The UK’s Competition and Markets Authority has chosen personal current account banking as one of its first subjects of major inquiry. Well, not exactly: a preliminary investigation has led to a consultation on a provisional conclusion that such an inquiry might be appropriate.
There is at once too little and too much competition in personal current account banking in Britain. This is a paradox. It results from a history of cartelisation and over-regulation, together with more recent experience in finance of a transactions-driven culture with excessive focus on short-term profit.
Until the 1970s, British banks all offered the same services on more or less the same terms. They opened for the same – rather short – hours, chosen to meet the convenience of bankers rather than their customers, whom they treated with haughty disdain. This tight oligopoly was not all bad: the people who worked in banks were scrupulously honest and British banks never went bust.
The process of change began in 1971, with an official paper entitled “Competition and Credit Control” – perhaps the first time in Britain the words competition and credit had appeared in proximity. Developments in the three decades that followed – deregulation and reregulation after the Big Bang of 1986, the establishment in Britain and America of universal banks and financial conglomerates, and the globalisation of finance – accelerated the transformation.
Yet old habits die hard, and it is still true that all banks look much the same to their retail customers. The CMA reports a study by one of the very few new entrants, Tesco Bank, which found that a clear majority of account holders agreed with the statement “I cannot be bothered to switch accounts as I do not believe I would get better service/value for money elsewhere”.
Yet many of the problems that have damaged bank customers are the result of competitive pressures rather than their absence.
Customers are encouraged to make deposits or take out mortgages with teaser rates: inertia means most will stick with these products even when introductory rates shift to unattractive levels. From time to time, well-intentioned executives attempt to treat customers more fairly – the 82 per cent state-owned Royal Bank of Scotland is trying to do just this, promising that existing customers will not be treated worse than new ones. But history shows that competition for new business means that good guys who attempt this approach abandon it when they see the effect on market share.

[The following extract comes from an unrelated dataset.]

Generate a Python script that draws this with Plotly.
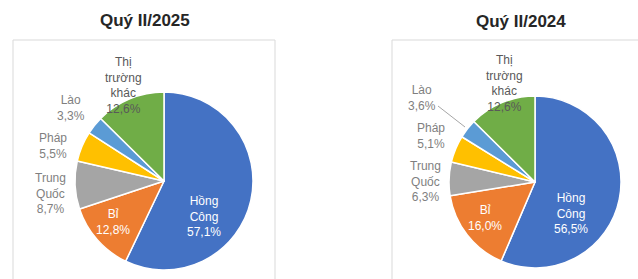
import plotly.graph_objects as go

W, H = 638, 279

categories = ["Hồng Công", "Bỉ", "Trung Quốc", "Pháp", "Lào", "Thị trường khác"]
label_lines = ["Hồng<br>Công", "Bỉ", "Trung<br>Quốc", "Pháp", "Lào", "Thị<br>trường<br>khác"]
values_2025 = [57.1, 12.8, 8.7, 5.5, 3.3, 12.6]
values_2024 = [56.5, 16.0, 6.3, 5.1, 3.6, 12.6]
titles = ["Quý II/2025", "Quý II/2024"]
colors = ["#4472C4", "#ED7D31", "#A5A5A5", "#FFC000", "#5B9BD5", "#70AD47"]
text_colors = ["#FFFFFF", "#FFFFFF", "#7F7F7F", "#7F7F7F", "#7F7F7F", "#595959"]

# label anchor positions (pixels, centre of text block) - layout only
label_pos_2025 = [(204, 216), (113, 222), (50, 193), (53, 146), (71, 108), (123, 85)]
label_pos_2024 = [(571, 213), (485, 218), (425, 181), (431, 136), (422, 98), (504, 84)]


def px(x):
    return x / W


def py(y):
    return 1 - y / H


def fmt(v):
    return f"{v:.1f}".replace(".", ",") + "%"


fig = go.Figure()

# pie domains (pixels): centre and radius
pies = [
    (values_2025, (164, 181, 89)),
    (values_2024, (535, 182, 86)),
]
for vals, (cx, cy, r) in pies:
    fig.add_trace(go.Pie(
        labels=categories,
        values=vals,
        sort=False,
        direction="clockwise",
        rotation=0,
        textinfo="none",
        hoverinfo="label+percent",
        marker=dict(colors=colors, line=dict(color="#FFFFFF", width=1.5)),
        domain=dict(x=[px(cx - r), px(cx + r)], y=[py(cy + r), py(cy - r)]),
        showlegend=False,
    ))

annotations = []
for vals, pos in [(values_2025, label_pos_2025), (values_2024, label_pos_2024)]:
    for lab, v, (x, y), col in zip(label_lines, vals, pos, text_colors):
        annotations.append(dict(
            x=px(x), y=py(y), xref="paper", yref="paper",
            text=f"{lab}<br>{fmt(v)}", showarrow=False,
            font=dict(family="Liberation Sans, Arial, sans-serif", size=12, color=col),
            align="center", xanchor="center", yanchor="middle",
        ))

for t, (x, y) in zip(titles, [(145, 20), (521, 22)]):
    annotations.append(dict(
        x=px(x), y=py(y), xref="paper", yref="paper", text=f"<b>{t}</b>",
        showarrow=False, font=dict(family="Liberation Sans, Arial, sans-serif", size=17, color="#262626"),
        xanchor="center", yanchor="middle",
    ))

shapes = [
    dict(type="rect", xref="paper", yref="paper", x0=px(13), x1=px(275), y0=py(285), y1=py(40),
         line=dict(color="#D9D9D9", width=1), fillcolor="rgba(0,0,0,0)", layer="below"),
    dict(type="rect", xref="paper", yref="paper", x0=px(392), x1=px(645), y0=py(285), y1=py(40),
         line=dict(color="#D9D9D9", width=1), fillcolor="rgba(0,0,0,0)", layer="below"),
    dict(type="line", xref="paper", yref="paper", x0=px(438), y0=py(106), x1=px(465), y1=py(127),
         line=dict(color="#A6A6A6", width=1)),
]

fig.update_layout(
    width=W, height=H,
    margin=dict(l=0, r=0, t=0, b=0),
    paper_bgcolor="#FFFFFF",
    plot_bgcolor="#FFFFFF",
    annotations=annotations,
    shapes=shapes,
)

fig.write_html(
    "out.html",
    config={"displayModeBar": False},
    post_script="document.body.style.margin='0';document.body.style.overflow='hidden';",
)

The mis-selling of useless or virtually useless payment protection insurance to borrowers represented a systematic abuse of their customers. But the size of the margins banks could earn from these policies had the competitive effect of driving down interest rates on the core lending products to unsustainable levels. The sale of loans was viable only if you could sell overpriced insurance along with them. All banks would have been better off if all had agreed to stop this practice – but competition rules, quite rightly, made it illegal to enter such an agreement.
The core problem of the market is the competitive pressure that obliges banks to offer their customers “free” current account banking. Of course, there is no such thing: banks make profits from the current account relationship in other ways. They offer “packaged accounts” with perks that are rarely worth what you must pay for them. They impose unreasonably high charges for other services; international transfer payments and unauthorised overdrafts. They attempt to cross-sell services you probably do not need and could certainly obtain more cheaply elsewhere.
The market for personal current accounts is one in which there are relatively few providers and products, and in which tariffs are complex and multifaceted so that neither the characteristics of the products nor their costs are easy to understand. Competition does not always or necessarily work out well for consumers in such cases, and these features are evident in an increasingly large number of industries; think energy tariffs and mobile phone contracts, for example.
Limited competition may actually yield worse results for customers than either full-blooded competition or a cartel. Perhaps that explains the particularly tentative approach of the CMA.